"I don't know how he picked me out," Kathleen Beilein said while her husband continued to answer questions. "I guess we must have just made some sort of connection."
That tie is certainly a strong one, as Mrs. Beilein has watched her husband coach more than 800 games. And through most of them, she has maintained an outward calm that belies the inner stress she feels as she watches her husband guide groups of young men through game after grueling game.
"It is hard, but I always try to keep my emotions under control," she said. "I support John and the team, but I try not to show everything that I'm feeling. It's so difficult to do that, but I've always been there to support him."

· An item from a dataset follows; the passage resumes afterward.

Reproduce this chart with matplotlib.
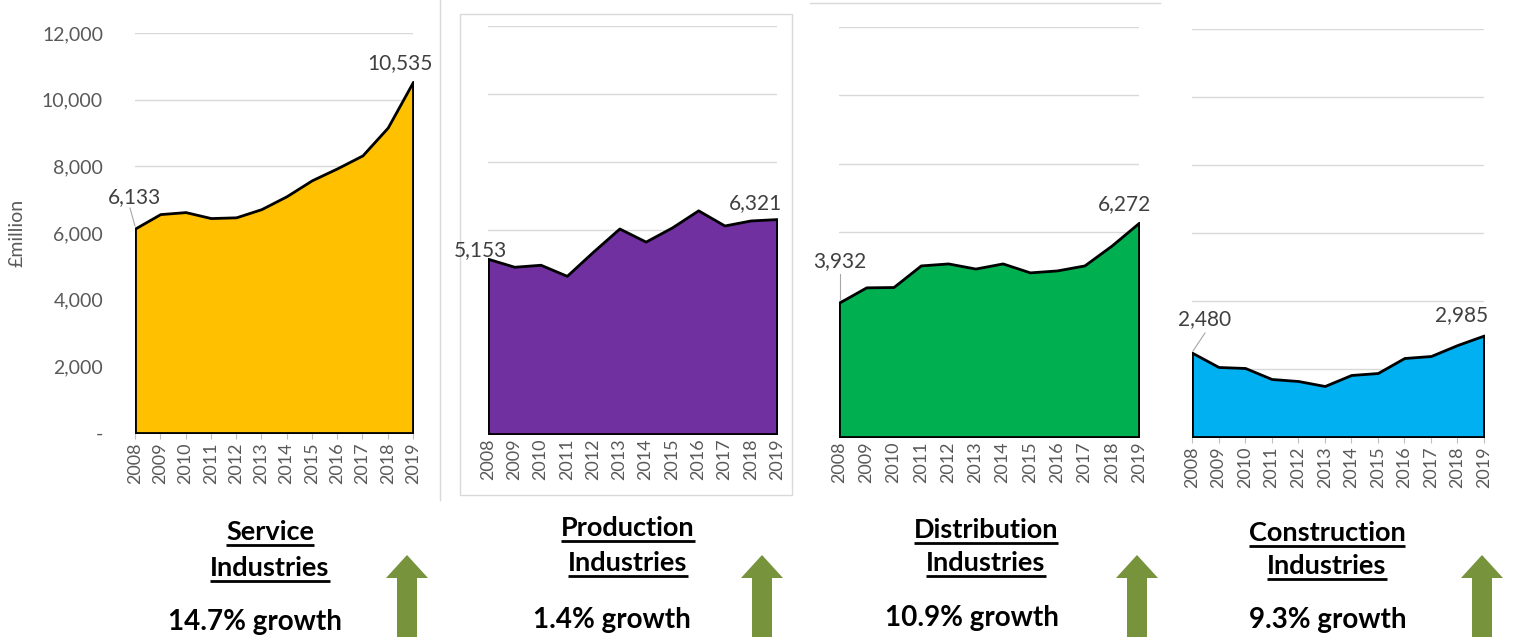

Although she doesn't typically come into the interview room or draw any attention to herself before, during, or after games, she couldn't resist slipping into the large interview area in Cleveland following West Virginia's two huge NCAA wins. It was her way of sharing the moment with her husband, who has seen the demands on his time dramatically increase as the Mountaineers have advanced through the bracket.
While many other coaches' wives are often the staples of television tournament coverage with their antics, Kathleen Beilein doesn't figure to be a target for the cameras, mostly because of her reserved nature. That doesn't mean, of course, that she isn't involved in the game or in cheering on the Mountaineers.
"I feel the stress, but I know there's not a lot I can do about it," she said of games such as Saturday's pressure cooker," Mrs. Beilein said. "I am so proud of John and the team."
For his part, Beilein acknowledges all of the support his wife has given him. Even though he tries to limit the amount of attention paid to his family (a situation made tougher by the presence of son Patrick on the Mountaineer roster), he took the time to credit Kathleen's role in his success. Speaking to a crowd that welcomed the team back home on Sunday afternoon, Beilein paid tribute to everything his wife has given him through his long coaching career. As he spoke the words, and as the crowd cheered, Kathleen, as is her way, was in the background. It was, in its own way, the most fitting tribute of all.